# Nootropics Helped Me



## Anonymous2012 (Jan 26, 2012)

I decided to try Alpha Brain, a nootropic supplement, and it removed my brain fog, lowered my anxiety, and made me more aware. I'm currently taking 4 pills a day. I noticed an improvement after two days. Most notably I noticed my vision returned to normal and my brain fog went away. My memory also slightly increased. Now bear in mind, I've been suffering from severe DP and DR for about 7 months. I've been to the doctor many times, including hospitalization. I became DP and DR after severe brain stress resulting from marijuana. I've been through intense therapy and I am currently taking psychotropic drugs. So I don't want to sound like this cured me. But I feel cured. I've been recovering for a while. It's been an arduous journey full of ups and downs. I just wanted to share this. The pills are expensive but I think they are worth a try.


----------



## lilnewk (Mar 15, 2012)

Anonymous2012 said:


> I decided to try Alpha Brain, a nootropic supplement, and it removed my brain fog, lowered my anxiety, and made me more aware. I'm currently taking 4 pills a day. I noticed an improvement after two days. Most notably I noticed my vision returned to normal and my brain fog went away. My memory also slightly increased. Now bear in mind, I've been suffering from severe DP and DR for about 7 months. I've been to the doctor many times, including hospitalization. I became DP and DR after severe brain stress resulting from marijuana. I've been through intense therapy and I am currently taking psychotropic drugs. So I don't want to sound like this cured me. But I feel cured. I've been recovering for a while. It's been an arduous journey full of ups and downs. I just wanted to share this. The pills are expensive but I think they are worth a try.


where did you get it? how does it help all that stuff?


----------



## opie37060 (Jan 9, 2010)

Anonymous2012 said:


> I decided to try Alpha Brain, a nootropic supplement, and it removed my brain fog, lowered my anxiety, and made me more aware. I'm currently taking 4 pills a day. I noticed an improvement after two days. Most notably I noticed my vision returned to normal and my brain fog went away. My memory also slightly increased. Now bear in mind, I've been suffering from severe DP and DR for about 7 months. I've been to the doctor many times, including hospitalization. I became DP and DR after severe brain stress resulting from marijuana. I've been through intense therapy and I am currently taking psychotropic drugs. So I don't want to sound like this cured me. But I feel cured. I've been recovering for a while. It's been an arduous journey full of ups and downs. I just wanted to share this.
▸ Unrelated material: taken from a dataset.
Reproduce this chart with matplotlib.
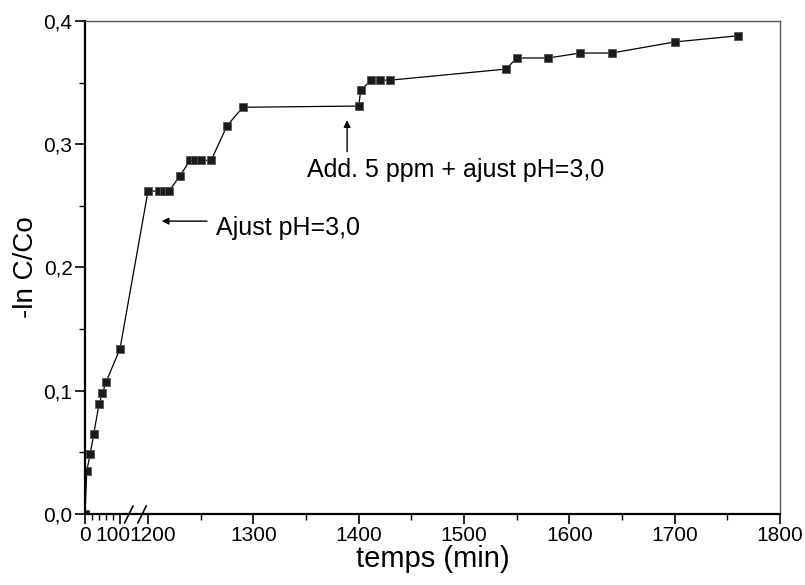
import numpy as np
import matplotlib
matplotlib.use('Agg')
from matplotlib import pyplot as plt
from matplotlib.ticker import FixedLocator, FuncFormatter
from matplotlib.transforms import ScaledTranslation

plt.rcParams['font.family'] = ['Liberation Sans', 'DejaVu Sans']

# temps (min) et -ln C/Co
temps = [0, 5, 15, 25, 40, 50, 60, 100,
         1200, 1210, 1215, 1220, 1230, 1240, 1245, 1250, 1260, 1275, 1290,
         1400, 1402, 1412, 1420, 1430, 1540, 1550, 1580, 1610, 1640, 1700, 1760]
ln_c = [0.0, 0.035, 0.049, 0.065, 0.089, 0.098, 0.107, 0.134,
        0.262, 0.262, 0.262, 0.262, 0.274, 0.287, 0.287, 0.287, 0.287, 0.315, 0.330,
        0.331, 0.344, 0.352, 0.352, 0.352, 0.361, 0.370, 0.370, 0.374, 0.374, 0.383, 0.388]

major_x = [0, 100, 1200, 1300, 1400, 1500, 1600, 1700, 1800]
minor_x = [20, 40, 60, 80, 1250, 1350, 1450, 1550, 1650, 1750]

# axe x coupe : 0-110 comprime, puis 1200-1800
A, T1, T2, U2 = 0.332, 110.0, 1200.0, 59.8
K = (U2 - T1 * A) / (T2 - T1)


def fwd(t):
    t = np.asarray(t, dtype=float)
    return np.where(t <= T1, t * A,
                    np.where(t >= T2, t - T2 + U2, T1 * A + (t - T1) * K))


def inv(u):
    u = np.asarray(u, dtype=float)
    return np.where(u <= T1 * A, u / A,
                    np.where(u >= U2, u - U2 + T2, T1 + (u - T1 * A) / K))


fig = plt.figure(figsize=(8.05, 5.85), dpi=100)
ax = fig.add_axes([0.1056, 0.1214, 0.8634, 0.8427])
ax.set_xscale('function', functions=(fwd, inv))

ax.plot(temps, ln_c, color='black', lw=0.9, marker='s', ms=5.8,
        mfc='#1a1a1a', mec='#555555', mew=0.6)

ax.set_xlim(0, 1800)
ax.set_ylim(0, 0.4)
ax.xaxis.set_major_locator(FixedLocator(major_x))
ax.xaxis.set_minor_locator(FixedLocator(minor_x))
ax.xaxis.set_major_formatter(FuncFormatter(lambda v, p: '%d' % v))
ax.set_yticks([0, 0.1, 0.2, 0.3, 0.4])
ax.set_yticks([0.05, 0.15, 0.25, 0.35], minor=True)
ax.yaxis.set_major_formatter(FuncFormatter(lambda v, p: ('%.1f' % v).replace('.', ',')))

ax.tick_params(which='major', direction='out', length=7, width=1.2, labelsize=15, pad=2)
ax.tick_params(which='minor', direction='out', length=4, width=1.0)
ax.tick_params(top=False, right=False)

# "100" et "1200" se touchent presque : on les ecarte un peu
fig.canvas.draw()
labs = ax.get_xticklabels()
labs[1].set_transform(labs[1].get_transform() + ScaledTranslation(-7 / 100, 0, fig.dpi_scale_trans))
labs[2].set_transform(labs[2].get_transform() + ScaledTranslation(5 / 100, 0, fig.dpi_scale_trans))

for side in ['left', 'bottom']:
    ax.spines[side].set_linewidth(1.6)
for side in ['top', 'right']:
    ax.spines[side].set_linewidth(1.0)
    ax.spines[side].set_color('0.35')

ax.set_xlabel('temps (min)', fontsize=21, labelpad=0)
ax.set_ylabel('-ln C/Co', fontsize=20, labelpad=3)

# marque de coupure //
for x0 in [0.0570, 0.0760]:
    ax.plot([x0, x0 + 0.012], [-0.018, 0.016], color='black', lw=1.2,
            transform=ax.transAxes, clip_on=False)

ax.annotate('', xy=(1213, 0.2376), xytext=(1256, 0.2376),
            arrowprops=dict(arrowstyle='-|>', color='black', lw=1.0,
                            mutation_scale=10, shrinkA=0, shrinkB=0))
ax.text(1265, 0.232, 'Ajust pH=3,0', fontsize=18, va='center', ha='left')

ax.annotate('', xy=(1389, 0.3195), xytext=(1389, 0.294),
            arrowprops=dict(arrowstyle='-|>', color='black', lw=1.0,
                            mutation_scale=10, shrinkA=0, shrinkB=0))
ax.text(1351, 0.279, 'Add. 5 ppm + ajust pH=3,0', fontsize=18, va='center', ha='left')

fig.savefig('out.png', dpi=100)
The pills are expensive but I think they are worth a try.


I might have to try some of this stuff.


----------



## insaticiable (Feb 23, 2010)

Anonymous2012 said:


> I decided to try Alpha Brain, a nootropic supplement, and it removed my brain fog, lowered my anxiety, and made me more aware. I'm currently taking 4 pills a day. I noticed an improvement after two days. Most notably I noticed my vision returned to normal and my brain fog went away. My memory also slightly increased. Now bear in mind, I've been suffering from severe DP and DR for about 7 months. I've been to the doctor many times, including hospitalization. I became DP and DR after severe brain stress resulting from marijuana. I've been through intense therapy and I am currently taking psychotropic drugs. So I don't want to sound like this cured me. But I feel cured. I've been recovering for a while. It's been an arduous journey full of ups and downs. I just wanted to share this. The pills are expensive but I think they are worth a try.


Your vision returned back to normal?! Shittt...I'm all in. I thought the only two nootropics were Anirecetam and Piracetam. I've never heard of Alpha Brain. It has no interactions with psychiatric meds?


----------



## Anonymous2012 (Jan 26, 2012)

lilnewk said:


> Your vision returned back to normal?! Shittt...I'm all in. I thought the only two nootropics were Anirecetam and Piracetam. I've never heard of Alpha Brain. It has no interactions with psychiatric meds?


Took a couple of days. Everything looks 3-dimensional and things look sharp. The psychiatric meds helped with that too, but the alpha brain brought it to 100% normal. And it's stable. My vision has been normal for over a week. I can drive now. I can walk outside. I can process information.

I haven't noticed any interactions but it says don't take the alpha brain if you are taking psychiatric meds. I took the chance because I was hopeful.


----------



## Tommygunz (Sep 7, 2009)

I looked over the ingredients and doses. I have to say, it seems completely legitimate. The ingredients target the same specific neurotransmitters that the supplements in my regimen do. I think this has high potential for Dp/Dr sufferers. If anyone is willing to give this a try and report results back that would be tremendous.


----------



## insaticiable (Feb 23, 2010)

Anonymous2012 said:


> Took a couple of days. Everything looks 3-dimensional and things look sharp. The psychiatric meds helped with that too, but the alpha brain brought it to 100% normal. And it's stable. My vision has been normal for over a week. I can drive now. I can walk outside. I can process information.
> 
> I haven't noticed any interactions but it says don't take the alpha brain if you are taking psychiatric meds. I took the chance because I was hopeful.


WOW!!! I want to be able to drive again too!! Sooo getting this soon. Thanks!


----------